▸ THE PROBLEM
The lines to extract run from the first line of the material below to the line containing "const xLabelText = 'Storingsparameter';", both included; leave the pictures behind.

--- start of SOURCE MATERIAL ---

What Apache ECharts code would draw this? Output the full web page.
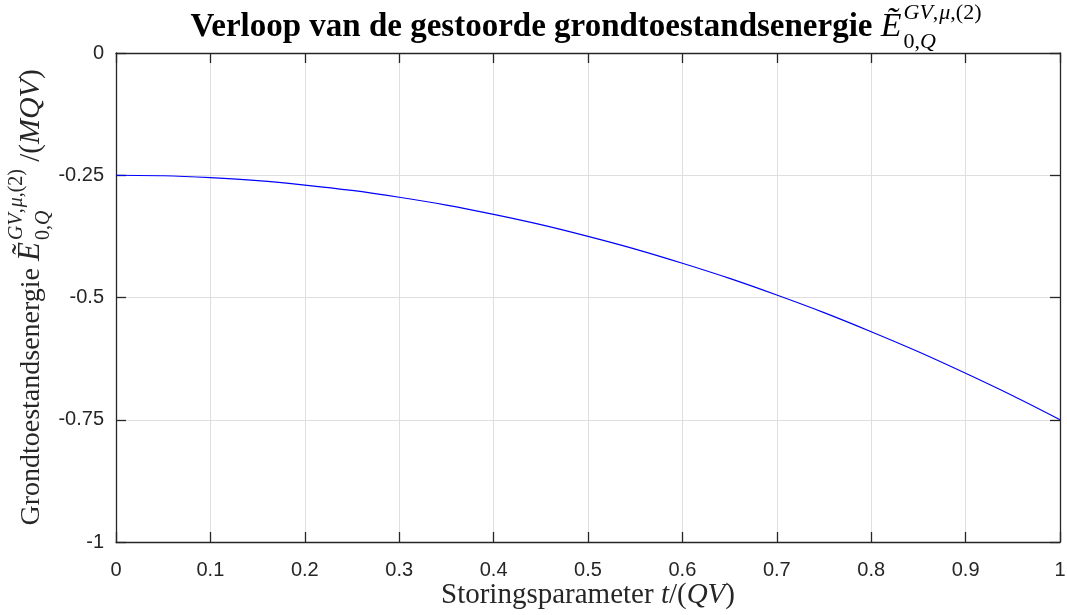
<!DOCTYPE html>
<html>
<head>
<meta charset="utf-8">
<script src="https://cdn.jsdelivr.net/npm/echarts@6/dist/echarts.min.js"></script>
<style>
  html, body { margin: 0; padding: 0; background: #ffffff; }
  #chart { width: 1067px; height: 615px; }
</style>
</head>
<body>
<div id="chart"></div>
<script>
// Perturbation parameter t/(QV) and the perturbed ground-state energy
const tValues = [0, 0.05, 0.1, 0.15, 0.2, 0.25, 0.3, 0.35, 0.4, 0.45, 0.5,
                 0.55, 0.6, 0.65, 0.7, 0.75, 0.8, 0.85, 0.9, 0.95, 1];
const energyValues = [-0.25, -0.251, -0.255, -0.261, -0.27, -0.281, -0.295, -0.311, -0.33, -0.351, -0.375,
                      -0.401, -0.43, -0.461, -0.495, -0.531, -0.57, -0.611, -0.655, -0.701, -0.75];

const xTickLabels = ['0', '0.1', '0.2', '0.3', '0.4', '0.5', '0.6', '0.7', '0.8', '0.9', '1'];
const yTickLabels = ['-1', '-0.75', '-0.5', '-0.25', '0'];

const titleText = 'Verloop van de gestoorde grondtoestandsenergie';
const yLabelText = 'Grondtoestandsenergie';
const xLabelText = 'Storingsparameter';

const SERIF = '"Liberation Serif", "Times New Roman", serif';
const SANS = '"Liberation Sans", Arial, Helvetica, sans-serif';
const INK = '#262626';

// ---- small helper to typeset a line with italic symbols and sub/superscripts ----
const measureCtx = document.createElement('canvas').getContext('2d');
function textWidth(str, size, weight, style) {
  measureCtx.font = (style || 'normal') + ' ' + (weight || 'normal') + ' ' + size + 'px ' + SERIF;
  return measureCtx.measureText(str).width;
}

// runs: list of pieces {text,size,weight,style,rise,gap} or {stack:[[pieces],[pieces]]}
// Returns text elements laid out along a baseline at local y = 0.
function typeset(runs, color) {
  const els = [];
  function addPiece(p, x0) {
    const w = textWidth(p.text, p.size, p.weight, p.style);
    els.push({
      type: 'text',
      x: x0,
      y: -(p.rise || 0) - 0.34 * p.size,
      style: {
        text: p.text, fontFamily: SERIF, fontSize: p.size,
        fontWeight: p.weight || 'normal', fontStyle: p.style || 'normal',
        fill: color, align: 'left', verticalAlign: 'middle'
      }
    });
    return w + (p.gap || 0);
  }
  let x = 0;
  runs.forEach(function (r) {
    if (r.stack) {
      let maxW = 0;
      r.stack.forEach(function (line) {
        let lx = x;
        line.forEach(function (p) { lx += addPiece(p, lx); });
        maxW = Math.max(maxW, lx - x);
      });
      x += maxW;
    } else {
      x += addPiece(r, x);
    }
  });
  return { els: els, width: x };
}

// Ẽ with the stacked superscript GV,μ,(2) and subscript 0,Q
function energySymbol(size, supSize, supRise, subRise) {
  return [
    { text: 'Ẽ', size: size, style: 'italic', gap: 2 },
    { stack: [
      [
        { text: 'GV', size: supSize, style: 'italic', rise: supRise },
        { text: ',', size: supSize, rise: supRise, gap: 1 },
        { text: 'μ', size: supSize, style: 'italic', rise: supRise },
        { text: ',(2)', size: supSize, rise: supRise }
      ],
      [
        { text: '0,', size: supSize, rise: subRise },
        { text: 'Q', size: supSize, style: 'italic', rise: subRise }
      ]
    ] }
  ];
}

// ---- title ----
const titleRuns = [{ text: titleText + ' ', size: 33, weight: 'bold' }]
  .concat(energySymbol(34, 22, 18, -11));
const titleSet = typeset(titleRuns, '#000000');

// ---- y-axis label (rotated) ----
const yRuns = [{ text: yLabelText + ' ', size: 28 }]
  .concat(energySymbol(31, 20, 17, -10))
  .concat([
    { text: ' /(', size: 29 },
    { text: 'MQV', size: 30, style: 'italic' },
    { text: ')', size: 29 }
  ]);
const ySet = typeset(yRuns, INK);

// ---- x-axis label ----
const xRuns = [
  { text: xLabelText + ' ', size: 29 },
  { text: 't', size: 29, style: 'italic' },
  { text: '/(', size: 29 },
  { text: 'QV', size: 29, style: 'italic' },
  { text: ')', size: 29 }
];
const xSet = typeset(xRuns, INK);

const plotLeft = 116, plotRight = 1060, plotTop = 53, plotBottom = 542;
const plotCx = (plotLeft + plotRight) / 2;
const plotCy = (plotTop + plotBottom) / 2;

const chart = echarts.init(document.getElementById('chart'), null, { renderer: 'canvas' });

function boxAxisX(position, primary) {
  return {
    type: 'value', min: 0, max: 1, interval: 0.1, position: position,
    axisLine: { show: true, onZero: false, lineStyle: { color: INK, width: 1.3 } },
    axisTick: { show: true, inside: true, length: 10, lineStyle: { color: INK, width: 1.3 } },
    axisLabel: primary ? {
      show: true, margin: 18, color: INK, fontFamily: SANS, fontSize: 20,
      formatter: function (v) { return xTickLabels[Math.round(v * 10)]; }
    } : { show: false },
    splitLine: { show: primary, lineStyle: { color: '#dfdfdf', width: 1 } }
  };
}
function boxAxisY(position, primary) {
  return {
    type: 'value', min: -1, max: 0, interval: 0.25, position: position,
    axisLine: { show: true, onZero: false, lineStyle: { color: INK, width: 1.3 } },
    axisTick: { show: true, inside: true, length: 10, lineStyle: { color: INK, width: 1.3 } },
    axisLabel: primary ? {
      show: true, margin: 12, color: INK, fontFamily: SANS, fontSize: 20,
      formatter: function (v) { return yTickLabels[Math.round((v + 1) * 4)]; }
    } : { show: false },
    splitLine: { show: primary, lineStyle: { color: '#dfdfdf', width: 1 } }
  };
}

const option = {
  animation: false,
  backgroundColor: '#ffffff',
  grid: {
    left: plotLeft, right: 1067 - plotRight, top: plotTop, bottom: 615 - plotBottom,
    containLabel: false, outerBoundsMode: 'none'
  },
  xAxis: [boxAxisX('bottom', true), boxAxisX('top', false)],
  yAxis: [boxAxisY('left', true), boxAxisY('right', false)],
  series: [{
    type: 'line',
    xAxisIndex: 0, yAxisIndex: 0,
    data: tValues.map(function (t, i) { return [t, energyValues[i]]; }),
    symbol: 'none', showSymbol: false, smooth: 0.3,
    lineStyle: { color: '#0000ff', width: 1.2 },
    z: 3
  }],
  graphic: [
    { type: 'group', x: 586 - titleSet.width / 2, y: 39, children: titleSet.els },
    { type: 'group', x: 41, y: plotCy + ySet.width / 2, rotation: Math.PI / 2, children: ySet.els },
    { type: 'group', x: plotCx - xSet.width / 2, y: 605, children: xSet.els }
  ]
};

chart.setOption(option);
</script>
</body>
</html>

--- end of SOURCE MATERIAL ---

▸ ANSWER
What Apache ECharts code would draw this? Output the full web page.
<!DOCTYPE html>
<html>
<head>
<meta charset="utf-8">
<script src="https://cdn.jsdelivr.net/npm/echarts@6/dist/echarts.min.js"></script>
<style>
  html, body { margin: 0; padding: 0; background: #ffffff; }
  #chart { width: 1067px; height: 615px; }
</style>
</head>
<body>
<div id="chart"></div>
<script>
// Perturbation parameter t/(QV) and the perturbed ground-state energy
const tValues = [0, 0.05, 0.1, 0.15, 0.2, 0.25, 0.3, 0.35, 0.4, 0.45, 0.5,
                 0.55, 0.6, 0.65, 0.7, 0.75, 0.8, 0.85, 0.9, 0.95, 1];
const energyValues = [-0.25, -0.251, -0.255, -0.261, -0.27, -0.281, -0.295, -0.311, -0.33, -0.351, -0.375,
                      -0.401, -0.43, -0.461, -0.495, -0.531, -0.57, -0.611, -0.655, -0.701, -0.75];

const xTickLabels = ['0', '0.1', '0.2', '0.3', '0.4', '0.5', '0.6', '0.7', '0.8', '0.9', '1'];
const yTickLabels = ['-1', '-0.75', '-0.5', '-0.25', '0'];

const titleText = 'Verloop van de gestoorde grondtoestandsenergie';
const yLabelText = 'Grondtoestandsenergie';
const xLabelText = 'Storingsparameter';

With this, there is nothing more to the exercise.